Green Ammonia is NH₃ produced using green hydrogen (from electrolysis powered by renewable electricity) and nitrogen (from air separation). It is critical for decarbonising the fertiliser sector (ammonia is the base for urea) and is emerging as a zero-carbon shipping fuel. Green Methanol is CH₃OH produced using green hydrogen and captured CO₂. It is a clean chemical feedstock and an alternative marine fuel, increasingly used by global shipping lines to meet International Maritime Organization (IMO) 2050 targets.

  • Conventional (grey) ammonia is produced via the Haber-Bosch process using hydrogen from natural gas reforming — the most energy-intensive chemical process globally, responsible for ~1.8% of global CO₂ emissions.
  • Grey methanol uses natural gas as both hydrogen source and CO₂ source; green methanol replaces both with green H₂ and captured CO₂.
  • India imports ~90% of its urea requirement's feedstock; domestic green ammonia production can reduce this dependency.
  • IMO's 2023 Greenhouse Gas Strategy targets net-zero shipping emissions by around 2050, driving demand for green methanol and ammonia as bunker fuels.

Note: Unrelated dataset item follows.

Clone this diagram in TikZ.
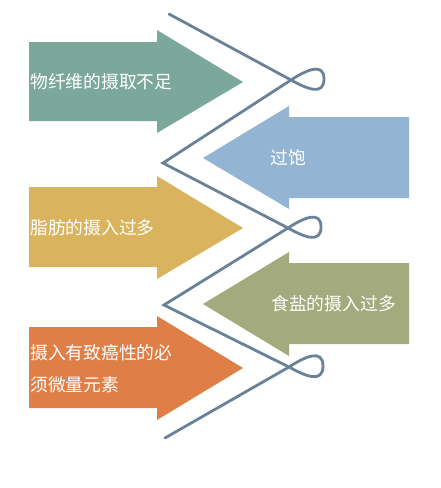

Connection to this news: India's newly notified standards define the maximum carbon intensity threshold for calling ammonia or methanol "green" — aligning Indian definitions with emerging global trade and certification norms.

Green Hydrogen: Types and Electrolysis Technology

Hydrogen is classified by production method and associated carbon intensity. Green hydrogen is produced via electrolysis — passing electric current through water (H₂O) to split it into hydrogen (H₂) and oxygen (O₂) — powered entirely by renewable electricity, resulting in near-zero emissions. Grey hydrogen uses steam methane reforming (SMR) of natural gas, emitting ~10 kg CO₂ per kg H₂. Blue hydrogen adds carbon capture and storage (CCS) to SMR. The key technologies for electrolysis are Alkaline Electrolysers (mature, lower cost), Proton Exchange Membrane (PEM) electrolysers (faster response, higher efficiency), and Solid Oxide Electrolysers (high temperature, highest efficiency).

  • Electrolysis efficiency has improved significantly; current best systems achieve ~70-80% energy efficiency.
  • India's SIGHT programme incentivises domestic electrolyser manufacturing to reduce import dependency.
  • Green hydrogen's cost depends largely on the cost of renewable electricity — India's solar power prices (~₹2-2.5/kWh) give it a competitive advantage for green H₂ production.
  • MNRE's Green Hydrogen Standard (notified September 2023) already defines the carbon intensity threshold for hydrogen itself (≤2 kg CO₂/kg H₂); the new standards extend this logic to derivatives.

Connection to this news: The new emission thresholds for green ammonia (0.38 kg CO₂/kg NH₃) and green methanol (0.44 kg CO₂/kg CH₃OH) derive from and are consistent with the upstream green hydrogen standard, creating an end-to-end certification framework for India's green fuel ecosystem.

Key Facts & Data

  • Standards notified by: Ministry of New and Renewable Energy (MNRE), February 27, 2026.
  • Green Ammonia threshold: ≤0.38 kg CO₂ eq/kg NH₃ (12-month average, full lifecycle).
  • Green Methanol threshold: ≤0.44 kg CO₂ eq/kg CH₃OH (12-month average, full lifecycle).
  • National Green Hydrogen Mission: approved January 4, 2023; outlay ₹19,744 crore; target 5 MMTPA green H₂ by 2030.
  • India's Green Hydrogen Standard (hydrogen itself): ≤2 kg CO₂ per kg H₂ (notified September 2023).
  • Sectors targeted for decarbonisation: fertilisers, shipping, power, heavy industry.
  • Green ammonia can replace grey ammonia in urea production; green methanol is a shipping fuel alternative.
  • IMO 2050 target: net-zero greenhouse gas emissions from shipping.